Skip to main content

2019

El Camino: A Breaking Bad Movie

"The long, cold walk toward a clean slate."

El Camino: A Breaking Bad Movie poster
  • 123 minutes
  • Directed by Vince Gilligan
  • Aaron Paul, Jesse Plemons, Charles Baker

⏱ 5-minute read

The last time we saw Jesse Pinkman in 2013, he was screaming. It wasn't a scream of victory, despite the carnage he’d just escaped; it was the harrowing, jagged sound of a man who had been hollowed out and left to rattle. For six years, that image of a scarred Jesse barreling through a chain-link fence in a stolen El Camino was the end of the road. We didn't need more, but Vince Gilligan—a man who treats narrative loose ends like unexploded ordnance—decided we deserved a proper goodbye.

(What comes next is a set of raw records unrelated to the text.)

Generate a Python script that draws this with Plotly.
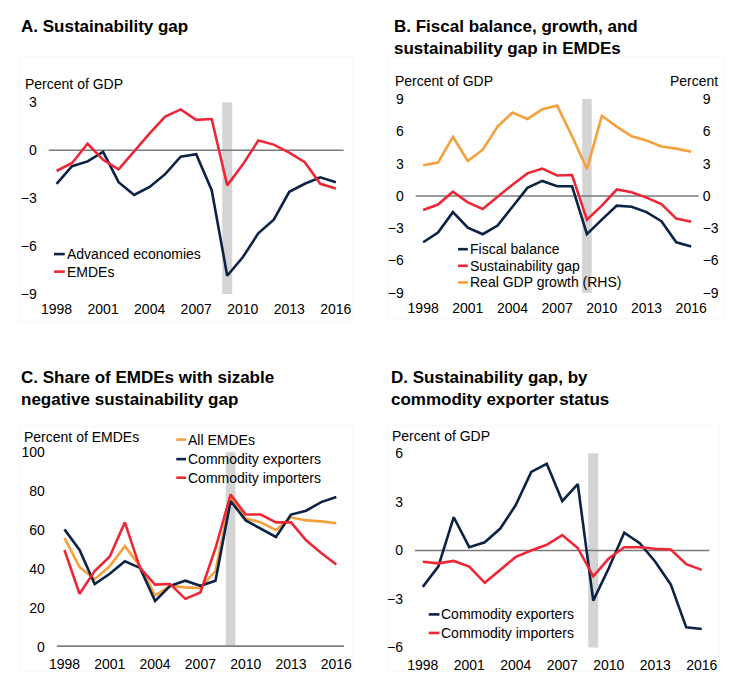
import plotly.graph_objects as go

W, H = 740, 680
FONT = "Liberation Sans, Arial, sans-serif"
NAVY = "#0b2344"
RED = "#ee2737"
ORANGE = "#f6a03c"
BAND = "#d4d4d4"
ZERO = "#7a7a7a"

years = list(range(1998, 2017))
year_ticks = [1998, 2001, 2004, 2007, 2010, 2013, 2016]
recession_year = 2009

# Panel A: sustainability gap (percent of GDP)
adv_gap = [-2.1, -1.0, -0.7, -0.1, -2.0, -2.8, -2.3, -1.5, -0.4, -0.25, -2.5,
           -7.85, -6.7, -5.2, -4.35, -2.6, -2.1, -1.7, -2.0]
emde_gap = [-1.3, -0.8, 0.4, -0.6, -1.2, -0.05, 1.05, 2.1, 2.55, 1.9, 1.95,
            -2.2, -0.9, 0.6, 0.35, -0.15, -0.75, -2.1, -2.4]

# Panel B: fiscal balance, sustainability gap, real GDP growth in EMDEs
fiscal_balance = [-4.3, -3.4, -1.5, -2.95, -3.55, -2.75, -1.0, 0.75, 1.4, 0.9, 0.9,
                  -3.55, -2.2, -0.9, -1.0, -1.5, -2.35, -4.3, -4.7]
gdp_growth = [2.85, 3.1, 5.5, 3.25, 4.3, 6.45, 7.75, 7.15, 8.05, 8.4, 5.55,
              2.5, 7.45, 6.45, 5.55, 5.15, 4.6, 4.4, 4.1]

# Panel C: share of EMDEs with sizable negative sustainability gap (percent)
share_all = [56, 41, 34.8, 41.5, 51.8, 41.5, 26.4, 31.4, 30.6, 30.3, 39,
             76.6, 66, 64, 60, 66.6, 65, 64.5, 63.5]
share_exporters = [60.4, 49.8, 32.3, 37.6, 44, 40.6, 23.6, 31.4, 34, 31.4, 34,
                   75, 65, 60.7, 56.5, 68, 70, 74.4, 77]
share_importers = [49.8, 27.3, 39, 46.5, 64, 40.6, 32, 32.3, 24.7, 28, 50.7,
                   78.3, 68, 68, 64, 64, 54.8, 48.2, 42.3]

# Panel D: sustainability gap by commodity exporter status (percent of GDP)
gap_exporters = [-2.25, -1.0, 2.05, 0.2, 0.5, 1.35, 2.8, 4.85, 5.35, 3.05, 4.1,
                 -3.1, -1.1, 1.1, 0.45, -0.7, -2.1, -4.75, -4.85]
gap_importers = [-0.7, -0.8, -0.65, -1.0, -2.0, -1.2, -0.4, 0.0, 0.35, 0.95, 0.15,
                 -1.6, -0.5, 0.2, 0.2, 0.1, 0.05, -0.85, -1.2]


def px(x):
    return x / W


def py(y):
    return 1 - y / H


fig = go.Figure()

LW = 2.6


def add_line(x, y, color, xa, ya, name):
    fig.add_trace(go.Scatter(x=x, y=y, mode="lines", name=name,
                             line=dict(color=color, width=LW),
                             xaxis=xa, yaxis=ya, showlegend=False,
                             hoverinfo="x+y+name"))


# Panel A
add_line(years, adv_gap, NAVY, "x", "y", "Advanced economies")
add_line(years, emde_gap, RED, "x", "y", "EMDEs")
# Panel B
add_line(years, gdp_growth, ORANGE, "x2", "y3", "Real GDP growth (RHS)")
add_line(years, emde_gap, RED, "x2", "y2", "Sustainability gap")
add_line(years, fiscal_balance, NAVY, "x2", "y2", "Fiscal balance")
# Panel C
add_line(years, share_all, ORANGE, "x3", "y4", "All EMDEs")
add_line(years, share_exporters, NAVY, "x3", "y4", "Commodity exporters")
add_line(years, share_importers, RED, "x3", "y4", "Commodity importers")
# Panel D
add_line(years, gap_exporters, NAVY, "x4", "y5", "Commodity exporters")
add_line(years, gap_importers, RED, "x4", "y5", "Commodity importers")

tick_font = dict(family=FONT, size=14, color="#000000")

xcommon = dict(range=[1997.5, 2016.5], tickvals=year_ticks, showgrid=False,
               zeroline=False, showline=False, ticks="", tickfont=tick_font,
               fixedrange=True)
ycommon = dict(showgrid=False, zeroline=False, showline=False, ticks="",
               tickfont=tick_font, ticklabelstandoff=11, fixedrange=True)

domA = dict(x=[px(41.7), px(343)], y=[py(293), py(96.5)])
domB = dict(x=[px(416.7), px(705.9)], y=[py(291.7), py(93.3)])
domC = dict(x=[px(50), px(343.3)], y=[py(654.3), py(455)])
domD = dict(x=[px(416), px(717)], y=[py(655), py(456)])

fig.update_layout(
    width=W, height=H,
    margin=dict(l=0, r=0, t=0, b=0),
    paper_bgcolor="white", plot_bgcolor="rgba(0,0,0,0)",
    font=dict(family=FONT, size=14, color="#000000"),
    xaxis=dict(domain=domA["x"], anchor="y", ticklabelstandoff=5, **xcommon),
    yaxis=dict(domain=domA["y"], anchor="x", range=[-9, 3],
               tickvals=[3, 0, -3, -6, -9], **ycommon),
    xaxis2=dict(domain=domB["x"], anchor="y2", ticklabelstandoff=5, **xcommon),
    yaxis2=dict(domain=domB["y"], anchor="x2", range=[-9, 9],
                tickvals=[9, 6, 3, 0, -3, -6, -9], **ycommon),
    yaxis3=dict(overlaying="y2", side="right", anchor="x2", range=[-9, 9],
                tickvals=[9, 6, 3, 0, -3, -6, -9], showgrid=False, zeroline=False,
                showline=False, ticks="", tickfont=tick_font,
                ticklabelstandoff=3, fixedrange=True),
    xaxis3=dict(domain=domC["x"], anchor="y4", ticklabelstandoff=7, **xcommon),
    yaxis4=dict(domain=domC["y"], anchor="x3", range=[0, 100],
                tickvals=[0, 20, 40, 60, 80, 100], **ycommon),
    xaxis4=dict(domain=domD["x"], anchor="y5", ticklabelstandoff=7, **xcommon),
    yaxis5=dict(domain=domD["y"], anchor="x4", range=[-6, 6],
                tickvals=[6, 3, 0, -3, -6], **ycommon),
)

shapes = []

# faint chart-area frames
for x0, y0, x1, y1 in [(12, 50, 353, 322), (388, 50, 732, 318),
                       (12, 428, 353, 679), (388, 428, 727, 679)]:
    shapes.append(dict(type="rect", xref="paper", yref="paper",
                       x0=px(x0), x1=px(x1), y0=py(y1), y1=py(y0),
                       line=dict(color="#f6f6f6", width=1), layer="below"))

# recession-year bands
for xa, ya in [("x", "y"), ("x2", "y2"), ("x3", "y4"), ("x4", "y5")]:
    shapes.append(dict(type="rect", xref=xa, yref=ya + " domain",
                       x0=recession_year - 0.32, x1=recession_year + 0.32,
                       y0=0, y1=1, fillcolor=BAND, line=dict(width=0),
                       layer="below"))

# zero lines
for xa, ya, w in [("x", "y", 1.5), ("x2", "y2", 1.5), ("x4", "y5", 1.5)]:
    shapes.append(dict(type="line", xref=xa + " domain", yref=ya,
                       x0=0, x1=1, y0=0, y1=0,
                       line=dict(color=ZERO, width=w), layer="below"))
shapes.append(dict(type="line", xref="x3 domain", yref="y4",
                   x0=0, x1=1, y0=0, y1=0,
                   line=dict(color="#808080", width=3.5), layer="above"))

annotations = []


def text(x, y, s, size=14, bold=False, xanchor="left"):
    annotations.append(dict(
        xref="paper", yref="paper", x=px(x), y=py(y), text=s,
        showarrow=False, xanchor=xanchor, yanchor="middle", align="left",
        font=dict(family=FONT, size=size, color="#000000"),
    ))


def title(x, y, s):
    annotations.append(dict(
        xref="paper", yref="paper", x=px(x), y=py(y), text="<b>" + s + "</b>",
        showarrow=False, xanchor="left", yanchor="top", align="left",
        font=dict(family=FONT, size=17, color="#000000"),
    ))


def legend_item(x_line0, x_line1, y, color, label):
    shapes.append(dict(type="line", xref="paper", yref="paper",
                       x0=px(x_line0), x1=px(x_line1), y0=py(y), y1=py(y),
                       line=dict(color=color, width=LW)))
    text(x_line1, y, label)


# titles
title(11, 7, "A. Sustainability gap")
title(392, 7, "B. Fiscal balance, growth, and<br>sustainability gap in EMDEs")
title(11, 367, "C. Share of EMDEs with sizable<br>negative sustainability gap")
title(389, 367, "D. Sustainability gap, by<br>commodity exporter status")

# axis titles
text(15, 78, "Percent of GDP")
text(394, 75, "Percent of GDP")
text(728, 75, "Percent", xanchor="right")
text(14, 439, "Percent of EMDEs")
text(390, 438, "Percent of GDP")

# legends
legend_item(47, 58, 252, NAVY, "Advanced economies")
legend_item(47, 58, 270, RED, "EMDEs")

legend_item(460, 470, 247, NAVY, "Fiscal balance")
legend_item(460, 470, 264, RED, "Sustainability gap")
legend_item(460, 470, 281, ORANGE, "Real GDP growth (RHS)")

legend_item(172, 182, 442, ORANGE, "All EMDEs")
legend_item(172, 182, 462, NAVY, "Commodity exporters")
legend_item(172, 182, 481, RED, "Commodity importers")

legend_item(430, 441, 621, NAVY, "Commodity exporters")
legend_item(430, 441, 640, RED, "Commodity importers")

fig.update_layout(shapes=shapes, annotations=annotations)

fig.write_html("out.html")
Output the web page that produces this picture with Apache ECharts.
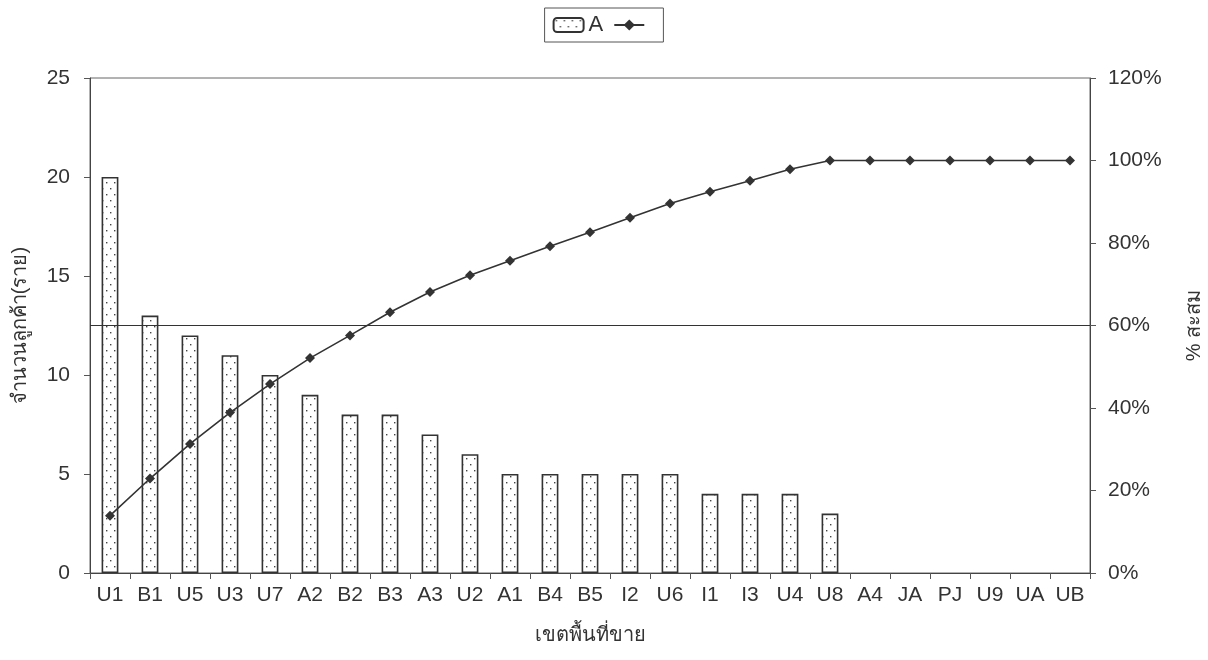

Scene from El Camino: A Breaking Bad Movie

I watched El Camino on my couch at 2:00 AM the day it hit Netflix, sitting next to a half-eaten bowl of cold cereal and a cat that wouldn't stop sneezing on my leg. That mundane setting felt entirely wrong for the tension on screen. This isn't just a "long episode" of Breaking Bad; it is a somber, cinematic Western that swaps out horses for a dusty Chevy and six-shooters for the crushing weight of PTSD.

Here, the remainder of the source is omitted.